Hoy encontré una foto tuya. Fue pura casualidad, y me encantó la sorpresa.
En la foto, una mujer te estaba abrazando y yo me di cuenta de que esa espalda ancha ahora está al alcance de cualquier abrazo mío, con o sin esa remera roja que traías puesta.
A la vez, con estirar la mano puedo escucharte la voz, puedo besarte cerrando los ojos, amar pensándote.
No hay canciones que no hablen de vos. Rosencof, desde la cárcel, nos escribió veinticinco sonetos. Jaime Ross nos los cantó.
Me voy a dormir todas las noches con tu sonrisa en los labios, mi amor.

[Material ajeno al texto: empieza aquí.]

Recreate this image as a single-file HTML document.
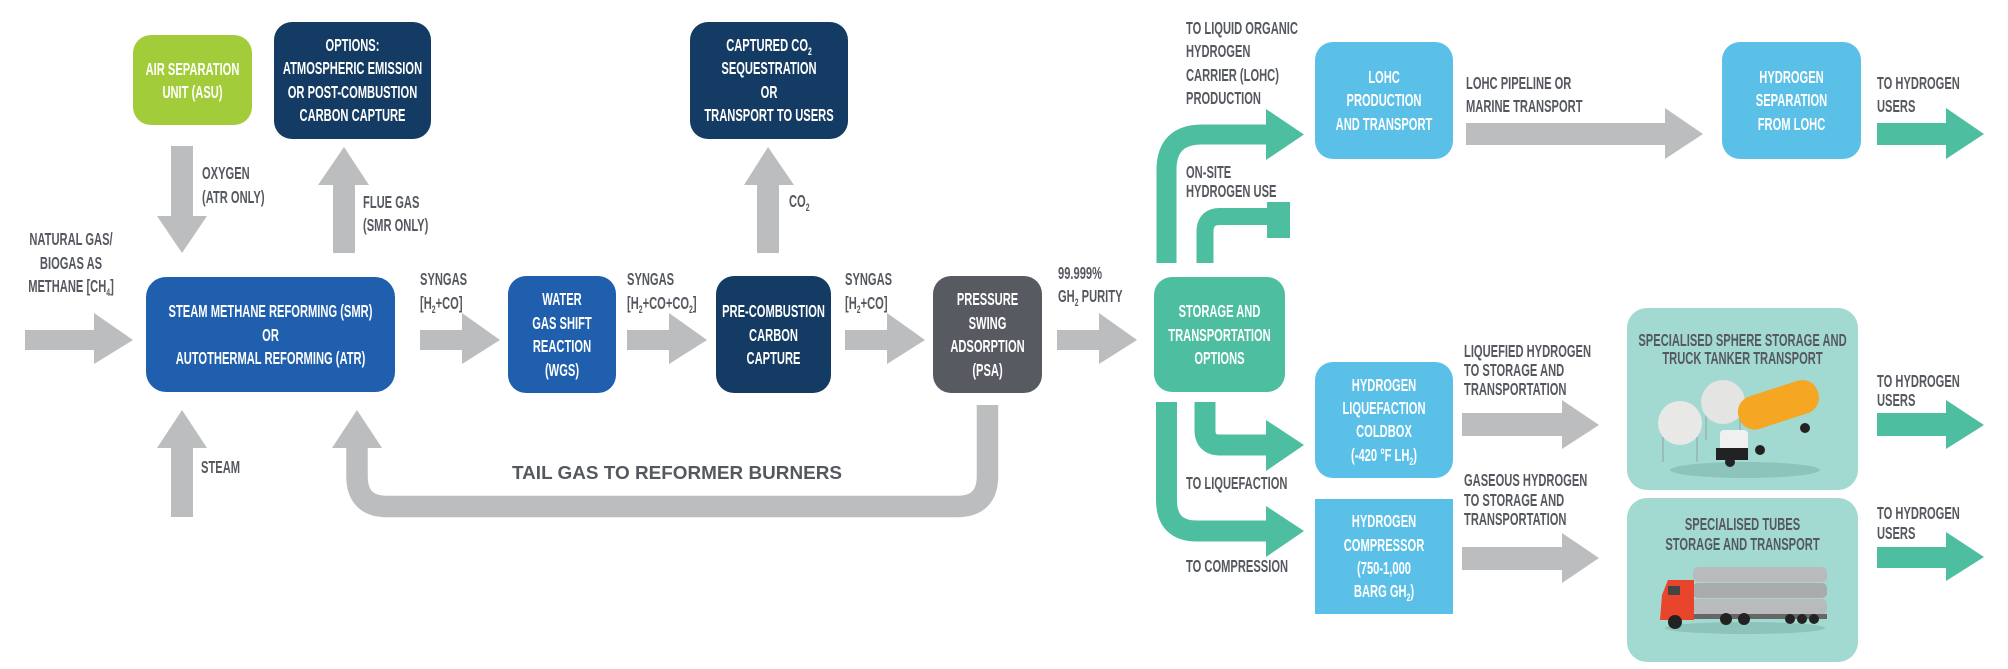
<!DOCTYPE html>
<html><head><meta charset="utf-8"><style>
html,body{margin:0;padding:0;background:#fff;}
svg{display:block;}
text{font-family:"Liberation Sans",sans-serif;font-weight:bold;font-size:18px;}
.w{fill:#fff;text-anchor:middle;}
.g{fill:#55595f;}
.gm{fill:#55595f;text-anchor:middle;}
</style></head><body>
<svg width="2008" height="669" viewBox="0 0 2008 669" xmlns="http://www.w3.org/2000/svg">
<g fill="#bbbdbf">
<polygon points="25,330 94,330 94,313 133,340 94,364 94,350 25,350"/>
<polygon points="420,330 462,330 462,313 500,340 462,364 462,350 420,350"/>
<polygon points="627,330 669,330 669,313 707,340 669,364 669,350 627,350"/>
<polygon points="845,330 887,330 887,313 925,340 887,364 887,350 845,350"/>
<polygon points="1057,330 1099,330 1099,313 1137,340 1099,364 1099,350 1057,350"/>
<polygon points="1466,123 1665,123 1665,108 1703,134 1665,159 1665,145 1466,145"/>
<polygon points="1462,413 1562,413 1562,400 1599,425 1562,449 1562,436 1462,436"/>
<polygon points="1462,547 1562,547 1562,533 1599,558 1562,583 1562,570 1462,570"/>
<polygon points="171,146 193,146 193,216 207,216 182,253 157,216 171,216"/>
<polygon points="333,253 355,253 355,185 369,185 344,147 318,185 333,185"/>
<polygon points="757,253 779,253 779,185 794,185 768,147 744,185 757,185"/>
<polygon points="171,517 193,517 193,448 207,448 182,410 157,448 171,448"/>
<path d="M987.5,405 V476 Q987.5,506.5 957,506.5 H387 Q357,506.5 357,476 V446" fill="none" stroke="#bbbdbf" stroke-width="21.5"/>
<polygon points="332,448 382,448 357,410"/>
</g>
<g fill="#4dbfa0">
<path d="M1166.5,263 V170 Q1166.5,134.5 1202,134.5 H1268" fill="none" stroke="#4dbfa0" stroke-width="20"/>
<polygon points="1266,109 1304,134.5 1266,160"/>
<path d="M1205,263 V232 Q1205,216.5 1220,216.5 H1270" fill="none" stroke="#4dbfa0" stroke-width="17"/>
<rect x="1267" y="202" width="23" height="36"/>
<path d="M1205,402 V430 Q1205,445 1220,445 H1268" fill="none" stroke="#4dbfa0" stroke-width="21"/>
<polygon points="1266,420 1304,445 1266,471"/>
<path d="M1166.5,402 V500 Q1166.5,531 1197,531 H1268" fill="none" stroke="#4dbfa0" stroke-width="21"/>
<polygon points="1266,506 1304,531 1266,557"/>
<polygon points="1877,123 1946,123 1946,108 1984,134 1946,159 1946,145 1877,145"/>
<polygon points="1877,413 1946,413 1946,400 1984,425 1946,449 1946,436 1877,436"/>
<polygon points="1877,547 1946,547 1946,532 1984,557 1946,581 1946,568 1877,568"/>
</g>
<rect x="133" y="35" width="119" height="90" rx="18" fill="#a3cc3b"/>
<rect x="274" y="22" width="157" height="117" rx="18" fill="#143b63"/>
<rect x="690" y="22" width="158" height="117" rx="18" fill="#143b63"/>
<rect x="146" y="277" width="249" height="115" rx="20" fill="#1f5fae"/>
<rect x="508" y="276" width="108" height="117" rx="18" fill="#1f5fae"/>
<rect x="716" y="276" width="115" height="117" rx="18" fill="#143b63"/>
<rect x="933" y="276" width="109" height="117" rx="18" fill="#575b61"/>
<rect x="1154" y="277" width="131" height="115" rx="18" fill="#4dbfa0"/>
<rect x="1315" y="42" width="138" height="117" rx="18" fill="#5bc0e8"/>
<rect x="1722" y="42" width="139" height="117" rx="18" fill="#5bc0e8"/>
<rect x="1315" y="362" width="138" height="116" rx="18" fill="#5bc0e8"/>
<rect x="1315" y="499" width="138" height="115" fill="#5bc0e8"/>
<rect x="1627" y="308" width="231" height="182" rx="20" fill="#a2d9d0"/>
<rect x="1627" y="498" width="231" height="164" rx="20" fill="#a2d9d0"/>

<g transform="translate(192.5,0) scale(.62,1)"><text class="w" x="0" y="75">AIR SEPARATION</text><text class="w" x="0" y="98">UNIT (ASU)</text></g>
<g transform="translate(352.5,0) scale(.62,1)"><text class="w" x="0" y="51">OPTIONS:</text><text class="w" x="0" y="74">ATMOSPHERIC EMISSION</text><text class="w" x="0" y="98">OR POST-COMBUSTION</text><text class="w" x="0" y="121">CARBON CAPTURE</text></g>
<g transform="translate(769,0) scale(.62,1)"><text class="w" x="0" y="51">CAPTURED CO<tspan font-size="11" dy="4">2</tspan></text><text class="w" x="0" y="74">SEQUESTRATION</text><text class="w" x="0" y="98">OR</text><text class="w" x="0" y="121">TRANSPORT TO USERS</text></g>
<g transform="translate(270.5,0) scale(.62,1)"><text class="w" x="0" y="317">STEAM METHANE REFORMING (SMR)</text><text class="w" x="0" y="341">OR</text><text class="w" x="0" y="364">AUTOTHERMAL REFORMING (ATR)</text></g>
<g transform="translate(562,0) scale(.62,1)"><text class="w" x="0" y="305">WATER</text><text class="w" x="0" y="329">GAS SHIFT</text><text class="w" x="0" y="352">REACTION</text><text class="w" x="0" y="376">(WGS)</text></g>
<g transform="translate(773.5,0) scale(.62,1)"><text class="w" x="0" y="317">PRE-COMBUSTION</text><text class="w" x="0" y="341">CARBON</text><text class="w" x="0" y="364">CAPTURE</text></g>
<g transform="translate(987.5,0) scale(.62,1)"><text class="w" x="0" y="305">PRESSURE</text><text class="w" x="0" y="329">SWING</text><text class="w" x="0" y="352">ADSORPTION</text><text class="w" x="0" y="376">(PSA)</text></g>
<g transform="translate(1219.5,0) scale(.62,1)"><text class="w" x="0" y="317">STORAGE AND</text><text class="w" x="0" y="341">TRANSPORTATION</text><text class="w" x="0" y="364">OPTIONS</text></g>
<g transform="translate(1384,0) scale(.62,1)"><text class="w" x="0" y="83">LOHC</text><text class="w" x="0" y="106">PRODUCTION</text><text class="w" x="0" y="130">AND TRANSPORT</text></g>
<g transform="translate(1791.5,0) scale(.62,1)"><text class="w" x="0" y="83">HYDROGEN</text><text class="w" x="0" y="106">SEPARATION</text><text class="w" x="0" y="130">FROM LOHC</text></g>
<g transform="translate(1384,0) scale(.62,1)"><text class="w" x="0" y="391">HYDROGEN</text><text class="w" x="0" y="414">LIQUEFACTION</text><text class="w" x="0" y="437">COLDBOX</text><text class="w" x="0" y="461">(-420 °F LH<tspan font-size="11" dy="4">2</tspan><tspan dy="-4">)</tspan></text></g>
<g transform="translate(1384,0) scale(.62,1)"><text class="w" x="0" y="527">HYDROGEN</text><text class="w" x="0" y="551">COMPRESSOR</text><text class="w" x="0" y="574">(750-1,000</text><text class="w" x="0" y="597">BARG GH<tspan font-size="11" dy="4">2</tspan><tspan dy="-4">)</tspan></text></g>

<g transform="translate(202,0) scale(.62,1)"><text class="g" x="0" y="179">OXYGEN</text><text class="g" x="0" y="203">(ATR ONLY)</text></g>
<g transform="translate(363,0) scale(.62,1)"><text class="g" x="0" y="208">FLUE GAS</text><text class="g" x="0" y="231">(SMR ONLY)</text></g>
<g transform="translate(71,0) scale(.62,1)"><text class="gm" x="0" y="245">NATURAL GAS/</text><text class="gm" x="0" y="269">BIOGAS AS</text><text class="gm" x="0" y="292">METHANE [CH<tspan font-size="11" dy="4">4</tspan><tspan dy="-4">]</tspan></text></g>
<g transform="translate(201,0) scale(.62,1)"><text class="g" x="0" y="473">STEAM</text></g>
<g transform="translate(420,0) scale(.62,1)"><text class="g" x="0" y="285">SYNGAS</text><text class="g" x="0" y="309">[H<tspan font-size="11" dy="4">2</tspan><tspan dy="-4">+CO]</tspan></text></g>
<g transform="translate(627,0) scale(.62,1)"><text class="g" x="0" y="285">SYNGAS</text><text class="g" x="0" y="309">[H<tspan font-size="11" dy="4">2</tspan><tspan dy="-4">+CO+CO</tspan><tspan font-size="11" dy="4">2</tspan><tspan dy="-4">]</tspan></text></g>
<g transform="translate(845,0) scale(.62,1)"><text class="g" x="0" y="285">SYNGAS</text><text class="g" x="0" y="309">[H<tspan font-size="11" dy="4">2</tspan><tspan dy="-4">+CO]</tspan></text></g>
<g transform="translate(789,0) scale(.62,1)"><text class="g" x="0" y="207">CO<tspan font-size="11" dy="4">2</tspan></text></g>
<g transform="translate(1058,0) scale(.62,1)"><text class="g" x="0" y="279">99.999%</text><text class="g" x="0" y="302">GH<tspan font-size="11" dy="4">2</tspan><tspan dy="-4"> PURITY</tspan></text></g>
<text x="512" y="479" fill="#55595f" font-size="35" textLength="330" lengthAdjust="spacingAndGlyphs">TAIL GAS TO REFORMER BURNERS</text>
<g transform="translate(1186,0) scale(.62,1)"><text class="g" x="0" y="34">TO LIQUID ORGANIC</text><text class="g" x="0" y="57">HYDROGEN</text><text class="g" x="0" y="81">CARRIER (LOHC)</text><text class="g" x="0" y="104">PRODUCTION</text></g>
<g transform="translate(1186,0) scale(.62,1)"><text class="g" x="0" y="178">ON-SITE</text><text class="g" x="0" y="197">HYDROGEN USE</text></g>
<g transform="translate(1186,0) scale(.62,1)"><text class="g" x="0" y="489">TO LIQUEFACTION</text><text class="g" x="0" y="572">TO COMPRESSION</text></g>
<g transform="translate(1466,0) scale(.62,1)"><text class="g" x="0" y="89">LOHC PIPELINE OR</text><text class="g" x="0" y="112">MARINE TRANSPORT</text></g>
<g transform="translate(1877,0) scale(.62,1)"><text class="g" x="0" y="89">TO HYDROGEN</text><text class="g" x="0" y="112">USERS</text></g>
<g transform="translate(1877,0) scale(.62,1)"><text class="g" x="0" y="387">TO HYDROGEN</text><text class="g" x="0" y="406">USERS</text></g>
<g transform="translate(1877,0) scale(.62,1)"><text class="g" x="0" y="519">TO HYDROGEN</text><text class="g" x="0" y="539">USERS</text></g>
<g transform="translate(1464,0) scale(.62,1)"><text class="g" x="0" y="357">LIQUEFIED HYDROGEN</text><text class="g" x="0" y="376">TO STORAGE AND</text><text class="g" x="0" y="395">TRANSPORTATION</text></g>
<g transform="translate(1464,0) scale(.62,1)"><text class="g" x="0" y="486">GASEOUS HYDROGEN</text><text class="g" x="0" y="506">TO STORAGE AND</text><text class="g" x="0" y="525">TRANSPORTATION</text></g>
<g transform="translate(1742.5,0) scale(.62,1)"><text class="gm" x="0" y="346">SPECIALISED SPHERE STORAGE AND</text><text class="gm" x="0" y="364">TRUCK TANKER TRANSPORT</text></g>
<g transform="translate(1742.5,0) scale(.62,1)"><text class="gm" x="0" y="530">SPECIALISED TUBES</text><text class="gm" x="0" y="550">STORAGE AND TRANSPORT</text></g>

<ellipse cx="1745" cy="470" rx="75" ry="8" fill="#8cc4bb"/>
<g stroke="#9aa" stroke-width="1.2">
<line x1="1663" y1="420" x2="1663" y2="462"/><line x1="1697" y1="420" x2="1697" y2="462"/>
<line x1="1706" y1="400" x2="1706" y2="440"/><line x1="1740" y1="400" x2="1740" y2="440"/>
</g>
<circle cx="1723" cy="402" r="22" fill="#e4e4e2"/>
<circle cx="1680" cy="423" r="22" fill="#e8e8e6"/>
<rect x="1737" y="388" width="83" height="34" rx="16" fill="#f5a623" transform="rotate(-18 1778 405)"/>
<rect x="1720" y="430" width="28" height="30" rx="4" fill="#f0f0f0"/>
<rect x="1716" y="448" width="32" height="12" fill="#222"/>
<circle cx="1730" cy="462" r="5" fill="#222"/><circle cx="1760" cy="450" r="5" fill="#222"/><circle cx="1805" cy="428" r="5" fill="#222"/>
<ellipse cx="1745" cy="628" rx="80" ry="6" fill="#8cc4bb"/>
<rect x="1693" y="567" width="134" height="15" rx="5" fill="#b8babc"/>
<rect x="1693" y="583" width="134" height="15" rx="5" fill="#a9abad"/>
<rect x="1693" y="599" width="134" height="15" rx="5" fill="#b8babc"/>
<rect x="1690" y="614" width="137" height="5" fill="#666"/>
<path d="M1662,595 L1668,580 L1694,580 L1694,620 L1660,620 Z" fill="#e8452c"/>
<rect x="1668" y="586" width="12" height="9" fill="#444"/>
<g fill="#222"><circle cx="1675" cy="622" r="7"/><circle cx="1726" cy="619" r="6"/><circle cx="1744" cy="619" r="6"/><circle cx="1790" cy="619" r="5"/><circle cx="1802" cy="619" r="5"/><circle cx="1814" cy="619" r="5"/></g>
</svg>
</body></html>
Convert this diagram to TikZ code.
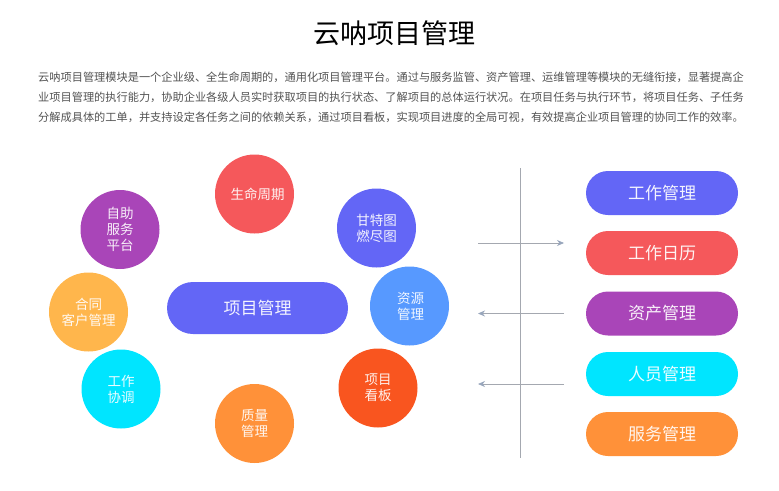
\documentclass[tikz,border=0pt]{standalone}
\usepackage{fontspec}
\setmainfont{Noto Sans CJK SC}
\usetikzlibrary{arrows.meta}
\usetikzlibrary{shapes.misc}
\definecolor{cblue}{HTML}{6366F6}
\definecolor{cred}{HTML}{F5585B}
\definecolor{cpurple}{HTML}{A945B8}
\definecolor{ccyan}{HTML}{00E5FF}
\definecolor{corange}{HTML}{FF9139}
\definecolor{camber}{HTML}{FFB64C}
\definecolor{csky}{HTML}{5799FF}
\definecolor{cdeep}{HTML}{F9551F}
\definecolor{cline}{HTML}{A4A8B0}
\definecolor{ctip}{HTML}{98A6BC}
\tikzset{
	ball/.style={circle, fill=#1, minimum size=79pt, inner sep=0pt, text=white!92!#1, align=center, font=\fontsize{13.5}{16}\selectfont},
	pill/.style={rounded rectangle, fill=#1, minimum width=152pt, minimum height=44pt, inner sep=0pt, text=white!92!#1, font=\fontsize{17}{20}\selectfont},
	bodyline/.style={anchor=west, inner sep=0pt, text=black!68, font=\fontsize{11.2}{14}\selectfont},
	flow/.style={cline, line width=0.8pt, -{Stealth[ctip, length=7pt, width=6pt]}},
}
\begin{document}
\begin{tikzpicture}[x=1pt, y=-1pt]
	\useasboundingbox (0,0) rectangle (779,490);
	
	\node[inner sep=0pt, font=\fontsize{27}{32}\selectfont] (title) at (394,33) {云呐项目管理};
	\node[bodyline] (line1) at (38,77) {云呐项目管理模块是一个企业级、全生命周期的，通用化项目管理平台。通过与服务监管、资产管理、运维管理等模块的无缝衔接，显著提高企};
	\node[bodyline] (line2) at (38,97) {业项目管理的执行能力，协助企业各级人员实时获取项目的执行状态、了解项目的总体运行状况。在项目任务与执行环节，将项目任务、子任务};
	\node[bodyline] (line3) at (38,117) {分解成具体的工单，并支持设定各任务之间的依赖关系，通过项目看板，实现项目进度的全局可视，有效提高企业项目管理的协同工作的效率。};
	
	\node[ball=cred] (life) at (254.5,194) {\hspace*{6pt}生命周期};
	\node[ball=cblue] (gantt) at (376.5,228) {甘特图\\燃尽图};
	\node[ball=cpurple] (self) at (120,229.5) {自助\\服务\\平台};
	\node[ball=camber] (contract) at (88.5,312) {合同\\客户管理};
	\node[ball=csky] (res) at (409.5,306) {\hspace*{2pt}资源\\\hspace*{2pt}管理};
	\node[ball=ccyan] (coop) at (121,389) {工作\\协调};
	\node[ball=cdeep] (board) at (378,388) {项目\\看板};
	\node[ball=corange] (quality) at (254.5,423.5) {质量\\管理};
	\node[pill=cblue, minimum width=181pt, minimum height=52pt] (main) at (257.5,308) {项目管理};
	
	\node[pill=cblue] (work) at (662,193) {工作管理};
	\node[pill=cred] (cal) at (662,253) {工作日历};
	\node[pill=cpurple] (asset) at (662,313.5) {资产管理};
	\node[pill=ccyan] (staff) at (662,374) {人员管理};
	\node[pill=corange] (service) at (662,434) {服务管理};
	
	\coordinate (top) at (520.5,168);
	\coordinate (bottom) at (520.5,458);
	\draw[cline, line width=0.9pt] (top) -- (bottom);
	
	\coordinate (a1) at (478,243);
	\coordinate (b1) at (564,243);
	\coordinate (a2) at (564,313.5);
	\coordinate (b2) at (478,313.5);
	\coordinate (a3) at (564,384);
	\coordinate (b3) at (478,384);
	\foreach \i in {1,2,3}
		\draw[flow] (a\i) -- (b\i);
\end{tikzpicture}
\end{document}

Gracias.

Astrodomo

El viento bailotea con su bufanda verde. Ella, con el ceño fruncido más por la molestia de ese juego que por enojo, mira al infinito y suspira. Del suspiro se desprenden mil mares que nunca va a navegar, y mil sombras que en un segundo se pierden: otra vez el viento sacándolas a pasear.
Ella camina por una alameda perdida de hojas, muy callada. Lleva los labios apretados como si ese último beso fuera a ser el último realmente y ya nada ni nadie importara, porque su boca, una vez sellada, no puede volver a abrirse.
Por eso calla y no llora. No hay, en verdad, por qué llorar. No faltará mucho para que se pierda en la risa de otra mujer, para que los días dejen de contar los sueños de Aquella, para que ninguna bicicleta se parezca a la suya. Para que sus manos se desdibujen y rocen el olvido.
Del pueblo no queda más que la tenue sombra de lo que alguna vez vivieron abrazadas, un cielo triste que ora por días que no estén teñidos de muerte.
Es como si mirara atrás y viera una especia de bruma pálida y triste, y en la mirada se perdieran mil barcos y casas y pueblos encallados en los que ella ya no está ni estará nunca.
Con la yema de tres dedos en forma de triángulo me besaste la piel. Me habías contado que hacías eso cuando tu boca estaba demasiado lejos de los poros deseados o en menesteres más amables.
No entiendo cómo me hiciste esto tan rápido. Hoy ni siquiera me espanté cuando jugaste a que me amabas. Me abrí el alma un poco más.
No. No hay caso. Ni con todo el léxico, ni con todas las ideas, ni con toda la emoción que me generás puedo escribir algo más o menos serio. Me volaste todo el interior de un soplido, Locura.